Her advice for new agents? “We are am not in sales. I don’t sell a resort or a $10 cheaper fee. I provide a service. I think about the little details — like ordering a gluten-free meal for a client on an airplane. I don’t buy clients, and I don’t rebate commissions or steal from other agents. When someone calls and says another agent quoted a certain price, I say, ‘That sounds really good, I think you should go with them.’”
Indeed, one good piece of advice is to never pooh-pooh a small sale. One early client who booked a $5,000 girls’ trip to Italy came back a month later wanting to take 14 people to Spain for her 40th birthday — a $70,000 sale in Raykinstein’s growing, multigenerational family book of business.
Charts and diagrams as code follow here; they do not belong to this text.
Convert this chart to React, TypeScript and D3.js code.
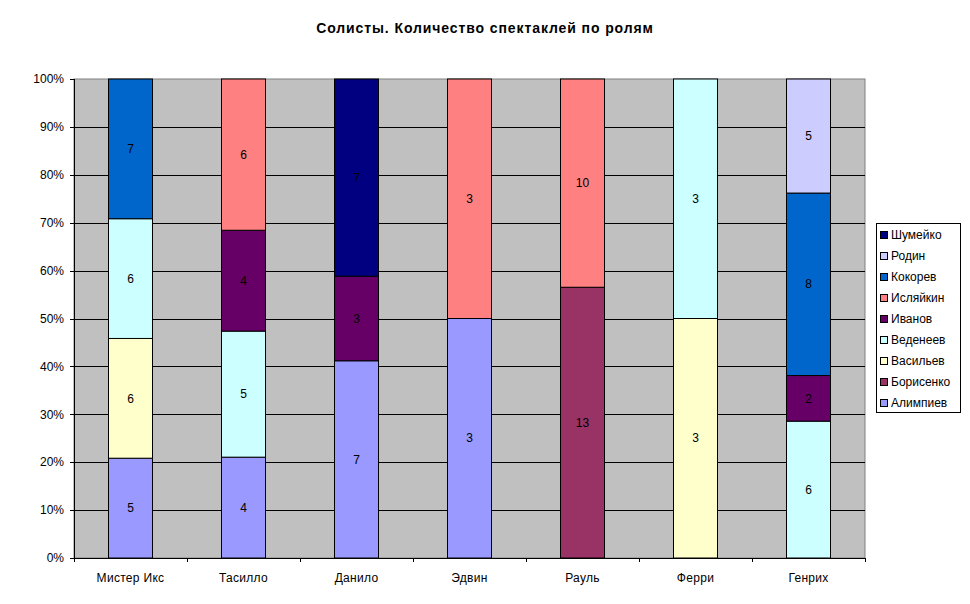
import React from "react";
import * as d3 from "d3";

const categories = ["Мистер Икс", "Тасилло", "Данило", "Эдвин", "Рауль", "Ферри", "Генрих"];
const seriesNames = ["Алимпиев", "Борисенко", "Васильев", "Веденеев", "Иванов", "Исляйкин", "Кокорев", "Родин", "Шумейко"];
const seriesColors = ["#9999FF", "#993366", "#FFFFCC", "#CCFFFF", "#660066", "#FF8080", "#0066CC", "#CCCCFF", "#000080"];
const alimpiev = [5, 4, 7, 3, 0, 0, 0];
const borisenko = [null, null, null, null, 13, 0, 0];
const vasiliev = [6, null, null, null, null, 3, 0];
const vedeneev = [6, 5, null, null, null, 3, 6];
const ivanov = [0, 4, 3, null, null, null, 2];
const islyaikin = [null, 6, 0, 3, 10, null, null];
const kokorev = [7, null, null, null, null, null, 8];
const rodin = [null, null, null, null, null, null, 5];
const shumeiko = [null, null, 7, null, null, null, null];
const seriesValues: (number | null)[][] = [alimpiev, borisenko, vasiliev, vedeneev, ivanov, islyaikin, kokorev, rodin, shumeiko];
const yTicks = [0, 0.1, 0.2, 0.3, 0.4, 0.5, 0.6, 0.7, 0.8, 0.9, 1];
const title = "Солисты. Количество спектаклей по ролям";

const W = 970, H = 604;
const L = 74, R = 865, T = 79, B = 558;
const FONT = "Arial, 'Liberation Sans', sans-serif";

export default function App() {
  const x = d3.scaleBand().domain(categories).range([L, R]).paddingInner(0.61).paddingOuter(0.305);
  const y = d3.scaleLinear().domain([0, 1]).range([B, T]);
  const fmt = d3.format(".0%");

  const segments: any[] = [];
  categories.forEach((c, ci) => {
    const total = seriesValues.reduce((s, arr) => s + (arr[ci] ?? 0), 0);
    let acc = 0;
    seriesValues.forEach((arr, si) => {
      const v = arr[ci];
      if (v === null || v === undefined) return;
      const y0 = acc / total;
      acc += v;
      const y1 = acc / total;
      segments.push({ c, si, v, y0, y1 });
    });
  });

  const bw = x.bandwidth();
  const step = x.step();

  return (
    <svg width={W} height={H} style={{ position: "absolute", left: 0, top: 0, background: "#fff" }} fontFamily={FONT}>
      <rect x={0} y={0} width={W} height={H} fill="#fff" />
      <text x={485} y={33} textAnchor="middle" fontSize={14} fontWeight="bold" letterSpacing={0.9} fill="#000">{title}</text>
      <rect x={L} y={T} width={R - L} height={B - T} fill="#C0C0C0" stroke="#808080" strokeWidth={1} />
      {yTicks.map((t) => (
        <g key={t}>
          {t > 0 && t < 1 && <line x1={L} x2={R} y1={Math.round(y(t)) + 0.5} y2={Math.round(y(t)) + 0.5} stroke="#000" />}
          <line x1={L - 4} x2={L} y1={Math.round(y(t)) + 0.5} y2={Math.round(y(t)) + 0.5} stroke="#000" />
          <text x={64} y={y(t)} dy="0.35em" textAnchor="end" fontSize={12} fill="#000">{fmt(t)}</text>
        </g>
      ))}
      {segments.map((s, i) => {
        const x0 = Math.round(x(s.c)!) + 0.5;
        const top = y(s.y1);
        const bot = y(s.y0);
        return (
          <rect key={i} x={x0} y={top} width={Math.round(bw)} height={bot - top} fill={seriesColors[s.si]} stroke="#000" strokeWidth={1} />
        );
      })}
      {segments.filter((s) => s.v > 0).map((s, i) => (
        <text key={"l" + i} x={x(s.c)! + bw / 2} y={(y(s.y0) + y(s.y1)) / 2} dy="0.35em" textAnchor="middle" fontSize={12} fill="#000">{s.v}</text>
      ))}
      <line x1={L + 0.5} x2={L + 0.5} y1={T} y2={B} stroke="#000" />
      <line x1={L} x2={R} y1={B + 0.5} y2={B + 0.5} stroke="#000" />
      {d3.range(categories.length + 1).map((i) => (
        <line key={"xt" + i} x1={Math.round(L + i * step) + 0.5} x2={Math.round(L + i * step) + 0.5} y1={B} y2={B + 4} stroke="#000" />
      ))}
      {categories.map((c) => (
        <text key={c} x={x(c)! + bw / 2} y={578} dy="0.35em" textAnchor="middle" fontSize={12} letterSpacing={0.3} fill="#000">{c}</text>
      ))}
      <rect x={876.5} y={223.5} width={84} height={189} fill="#fff" stroke="#000" />
      {seriesNames.slice().reverse().map((n, i) => {
        const si = seriesNames.length - 1 - i;
        const cy = 235 + i * 21;
        return (
          <g key={n}>
            <rect x={880.5} y={cy - 3.5} width={7} height={7} fill={seriesColors[si]} stroke="#000" />
            <text x={891} y={cy} dy="0.35em" fontSize={12} fill="#000">{n}</text>
          </g>
        );
      })}
    </svg>
  );
}
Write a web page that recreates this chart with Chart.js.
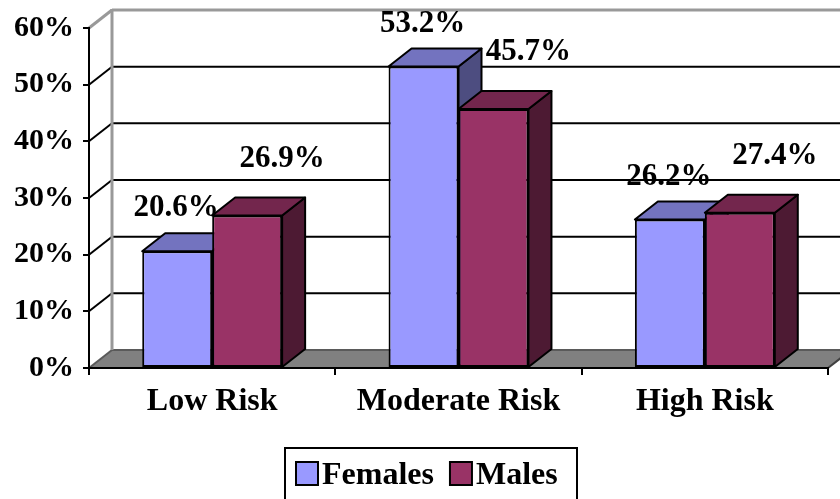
<!DOCTYPE html>
<html>
<head>
<meta charset="utf-8">
<script src="https://cdn.jsdelivr.net/npm/chart.js@4/dist/chart.umd.min.js"></script>
<style>
  html, body { margin: 0; padding: 0; background: #ffffff; }
  #wrap { width: 840px; height: 499px; position: relative; }
</style>
</head>
<body>
<div id="wrap"><canvas id="c" width="840" height="499"></canvas></div>
<script>
// Risk categories and the share of each sex in them (percent)
const categories = ['Low Risk', 'Moderate Risk', 'High Risk'];
const females = [20.6, 53.2, 26.2];
const males = [26.9, 45.7, 27.4];
const seriesNames = ['Females', 'Males'];
const yTicks = [0, 10, 20, 30, 40, 50, 60];

const FONT = '"Liberation Serif", "Times New Roman", serif';
const DX = 23, DY = 18;           // depth offset of the 3-D box
const faces = [
  { front: '#9999FF', top: '#7373BF', side: '#4D4D80' },
  { front: '#993366', top: '#73264D', side: '#4D1A33' }
];
// label nudges per series, relative to the front top edge of each bar
const labelShift = [ { dx: -1, dy: -43 }, { dx: 35, dy: -57 } ];

function poly(ctx, pts, fill, stroke, lw) {
  ctx.beginPath();
  ctx.moveTo(pts[0][0], pts[0][1]);
  for (let i = 1; i < pts.length; i++) ctx.lineTo(pts[i][0], pts[i][1]);
  ctx.closePath();
  if (fill) { ctx.fillStyle = fill; ctx.fill(); }
  if (stroke) { ctx.strokeStyle = stroke; ctx.lineWidth = lw || 2; ctx.stroke(); }
}
function line(ctx, x1, y1, x2, y2, col, lw) {
  ctx.beginPath(); ctx.moveTo(x1, y1); ctx.lineTo(x2, y2);
  ctx.strokeStyle = col; ctx.lineWidth = lw; ctx.stroke();
}

// walls, floor and gridlines behind everything
const wallsPlugin = {
  id: 'walls',
  beforeDraw(chart) {
    const ctx = chart.ctx, y = chart.scales.y, x = chart.scales.x;
    const L = x.left, R = x.right, W = chart.width + 40;
    const top = y.getPixelForValue(60), bot = y.getPixelForValue(0);
    ctx.save();
    ctx.lineCap = 'butt';
    // floor
    poly(ctx, [[L, bot], [R, bot], [R + DX, bot - DY], [L + DX, bot - DY]], '#808080', null);
    line(ctx, L + DX, bot - DY, W, bot - DY, '#5a5a5a', 2);
    line(ctx, L, bot, L + DX, bot - DY, '#5a5a5a', 2);
    line(ctx, R, bot, R + DX, bot - DY, '#404040', 2);
    // gridlines on back and side wall
    yTicks.forEach(v => {
      if (v === 0 || v === 60) return;
      const py = y.getPixelForValue(v);
      line(ctx, L + DX, py - DY, W, py - DY, '#000000', 2);
      line(ctx, L, py, L + DX, py - DY, '#000000', 2);
    });
    // wall borders
    line(ctx, L + DX, top - DY, W, top - DY, '#999999', 3);
    line(ctx, L + DX, top - DY - 1, L + DX, bot - DY, '#999999', 3);
    line(ctx, L, top, L + DX, top - DY, '#999999', 3);
    ctx.restore();
  },
  beforeDatasetsDraw(chart) {
    const ctx = chart.ctx;
    ctx.save();
    ctx.lineJoin = 'round';
    chart.data.datasets.forEach((ds, di) => {
      const meta = chart.getDatasetMeta(di);
      meta.data.forEach(bar => {
        const l = bar.x - bar.width / 2, r = bar.x + bar.width / 2;
        const t = bar.y, b = bar.base;
        poly(ctx, [[r, t], [r + DX, t - DY], [r + DX, b - DY], [r, b]], faces[di].side, '#000000', 2);
        poly(ctx, [[l, t], [l + DX, t - DY], [r + DX, t - DY], [r, t]], faces[di].top, '#000000', 2);
      });
    });
    ctx.restore();
  },
  afterDatasetsDraw(chart) {
    const ctx = chart.ctx;
    ctx.save();
    ctx.font = 'bold 31px ' + FONT;
    ctx.fillStyle = '#000000';
    ctx.textAlign = 'center';
    ctx.textBaseline = 'middle';
    chart.data.datasets.forEach((ds, di) => {
      const meta = chart.getDatasetMeta(di);
      meta.data.forEach((bar, i) => {
        ctx.fillText(ds.data[i].toFixed(1) + '%', bar.x + labelShift[di].dx, bar.y + labelShift[di].dy);
      });
    });
    ctx.restore();
  },
  afterDraw(chart) {
    // framed legend under the axis
    const ctx = chart.ctx;
    ctx.save();
    const bx = 285, by = 448, bw = 292, bh = 60;
    ctx.strokeStyle = '#000000'; ctx.lineWidth = 2;
    ctx.strokeRect(bx, by, bw, bh);
    ctx.font = 'bold 32px ' + FONT;
    ctx.textBaseline = 'alphabetic';
    ctx.textAlign = 'left';
    let cx = bx + 11;
    chart.data.datasets.forEach((ds, di) => {
      ctx.fillStyle = faces[di].front;
      ctx.fillRect(cx, 462, 22, 23);
      ctx.strokeStyle = '#000000'; ctx.lineWidth = 2;
      ctx.strokeRect(cx, 462, 22, 23);
      ctx.fillStyle = '#000000';
      ctx.fillText(ds.label, cx + 26, 484);
      cx += 26 + ctx.measureText(ds.label).width + 16;
    });
    ctx.restore();
  }
};

new Chart(document.getElementById('c'), {
  type: 'bar',
  data: {
    labels: categories,
    datasets: [
      { label: seriesNames[0], data: females, backgroundColor: faces[0].front },
      { label: seriesNames[1], data: males, backgroundColor: faces[1].front }
    ]
  },
  options: {
    responsive: false,
    animation: false,
    devicePixelRatio: 1,
    layout: { padding: { left: 0, right: 12, top: 28, bottom: 0 } },
    datasets: {
      bar: {
        borderColor: '#000000', borderWidth: 2, borderSkipped: false,
        categoryPercentage: 0.568, barPercentage: 1.0
      }
    },
    plugins: { legend: { display: false }, tooltip: { enabled: false } },
    scales: {
      x: {
        afterFit(s) { s.height = 131; },
        grid: { display: true, drawOnChartArea: false, drawTicks: true, tickLength: 7, color: '#000000', lineWidth: 2, offset: true },
        border: { display: true, color: '#000000', width: 2 },
        ticks: { color: '#000000', padding: 8, font: { family: FONT, size: 32, weight: 'bold' } }
      },
      y: {
        min: 0, max: 60,
        afterFit(s) { s.width = 89; },
        afterBuildTicks(s) { s.ticks = yTicks.map(v => ({ value: v })); },
        grid: { display: true, drawOnChartArea: false, drawTicks: true, tickLength: 6, color: '#000000', lineWidth: 2 },
        border: { display: true, color: '#000000', width: 2 },
        ticks: { color: '#000000', padding: 9, font: { family: FONT, size: 30, weight: 'bold' }, callback: v => v + '%' }
      }
    }
  },
  plugins: [wallsPlugin]
});
</script>
</body>
</html>
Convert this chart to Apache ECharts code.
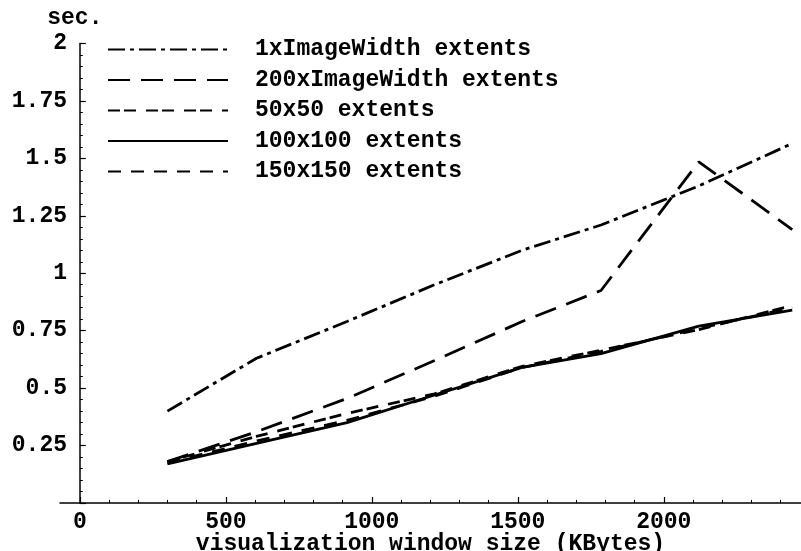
<!DOCTYPE html>
<html>
<head>
<meta charset="utf-8">
<script src="https://cdn.jsdelivr.net/npm/echarts@6/dist/echarts.min.js"></script>
<style>
html,body{margin:0;padding:0;background:#fff;}
#chart{width:801px;height:551px;}
</style>
</head>
<body>
<div id="chart"></div>
<script>
// ---- data ----
const xValues = [300, 605, 915, 1215, 1515, 1785, 2120, 2440];
const seriesNames = ['1xImageWidth extents', '200xImageWidth extents', '50x50 extents', '100x100 extents', '150x150 extents'];
const s1xImageWidth   = [0.40, 0.63, 0.79, 0.95, 1.10, 1.21, 1.38, 1.565];
const s200xImageWidth = [0.18, 0.31, 0.455, 0.62, 0.79, 0.925, 1.485, 1.19];
const s50x50          = [0.18, 0.29, 0.39, 0.475, 0.595, 0.665, 0.755, 0.86];
const s100x100        = [0.17, 0.26, 0.35, 0.47, 0.59, 0.65, 0.77, 0.84];
const s150x150        = [0.175, 0.27, 0.36, 0.465, 0.59, 0.66, 0.76, 0.85];
const xMajorTicks = [0, 500, 1000, 1500, 2000];
const xMinorTicks = [100,200,300,400,600,700,800,900,1100,1200,1300,1400,1600,1700,1800,1900,2100,2200,2300,2400];

const FONT = '"Liberation Mono", "DejaVu Sans Mono", monospace';
const FS = 23;
const allValues = [s1xImageWidth, s200xImageWidth, s50x50, s100x100, s150x150];
const dashes = [[17,5,4,5], [22,11], [12,4,12,10], 'solid', [13,10]];

function pairs(vals){ return vals.map((v,i)=>[xValues[i], v]); }

const chart = echarts.init(document.getElementById('chart'), null, {renderer:'canvas'});
chart.setOption({
  animation: false,
  backgroundColor: '#fff',
  grid: { left: 60, right: 0, top: 43.5, bottom: 48, containLabel: false, outerBoundsMode: 'none' },
  legend: {
    orient: 'vertical', left: 107, top: 38, padding: 0,
    itemWidth: 120, itemHeight: 14, itemGap: 7.5,
    itemStyle: { color: 'rgba(0,0,0,0)', borderWidth: 0, opacity: 0 },
    textStyle: { fontFamily: FONT, fontWeight: 'bold', fontSize: FS, color: '#000', lineHeight: 22, padding: [0,0,0,22] },
    data: seriesNames
  },
  xAxis: [{
    type: 'value', min: -68, max: 2470,
    axisLine: { onZero: true, lineStyle: { color: '#000', width: 1.5 } },
    axisTick: { inside: true, length: 6, customValues: xMajorTicks, lineStyle:{color:'#000', width:1.2} },
    axisLabel: { customValues: xMajorTicks, margin: 8, color:'#000', fontFamily: FONT, fontWeight:'bold', fontSize: FS,
                 formatter: v => String(v) },
    splitLine: { show: false },
    name: 'visualization window size (KBytes)', nameLocation: 'middle', nameGap: 30, nameMoveOverlap: false,
    nameTextStyle: { fontFamily: FONT, fontWeight: 'bold', fontSize: FS, color: '#000' }
  },{
    type: 'value', min: -68, max: 2470, position: 'bottom',
    axisLine: { show: false },
    axisTick: { inside: true, length: 3, customValues: xMinorTicks, lineStyle:{color:'#000', width:1} },
    axisLabel: { show: false },
    splitLine: { show: false }
  }],
  yAxis: {
    type: 'value', min: 0, max: 2, interval: 0.25,
    axisLine: { onZero: true, lineStyle: { color: '#000', width: 1.5 } },
    axisTick: { inside: true, length: 6, lineStyle:{color:'#000', width:1.2} },
    minorTick: { show: true, splitNumber: 5, length: 3, lineStyle:{color:'#000', width:1} },
    axisLabel: { showMinLabel: false, margin: -7, color:'#000', fontFamily: FONT, fontWeight:'bold', fontSize: FS,
                 formatter: v => String(v) },
    splitLine: { show: false },
    name: 'sec.', nameLocation: 'end', nameGap: 14,
    nameTextStyle: { fontFamily: FONT, fontWeight: 'bold', fontSize: FS, color: '#000', align: 'center', padding: [0,10,0,0] }
  },
  series: allValues.map((vals, i) => ({
    name: seriesNames[i], type: 'line', xAxisIndex: 0,
    data: pairs(vals), symbol: 'none', showSymbol: false,
    lineStyle: { color: '#000', width: 2.8, type: dashes[i], cap: 'butt' },
    itemStyle: { color: '#000' }
  }))
});
</script>
</body>
</html>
From $500,000 in 2016 and $800,000 in 2017, Raykinstein’ sales in 2018, her third full year in business, will reach about $1.3 million. And she already has $600,000 on the books for 2019, including her first group, an AMAWaterways river cruise in Europe.
Put the client first
Above the research and the knowledge and the hands-on approach, though, she attributes her success to always putting the client first. “I think this is where my history in banking comes in,” she says. “You have a fiduciary responsibility to the client, where you can’t sell them things that are not good for them. My responsibility is to the client, not to the host, not to the book of business. And they come back, and refer their friends.”
As the business grows, Raykinstein says, for 2019 she will try to concentrate on clients who book more luxury trips. She will focus not just on their travel plans for this year, but also plant seeds about potential bucket-list trips for the next few years.
And she will start, finally, to charge fees. “I don’t need shoppers who want to waste my time,” she says. “I’m a valuable resource, I’m educated and well-traveled. I’m not going to do research for them four or five times, hoping they will book the next time; I know now they will not.”
The shoppers are but a small annoyance in a job she loves. “I truly am so happy. I put my son in bed every day and then I sit until 1 a.m. with my laptop doing my research and booking trips for my clients. My son says, ‘Mommy, you have the funniest job, you go to work when we go to sleep.’ But it’s heaven when you love what you do. I feel like the sky is the limit.”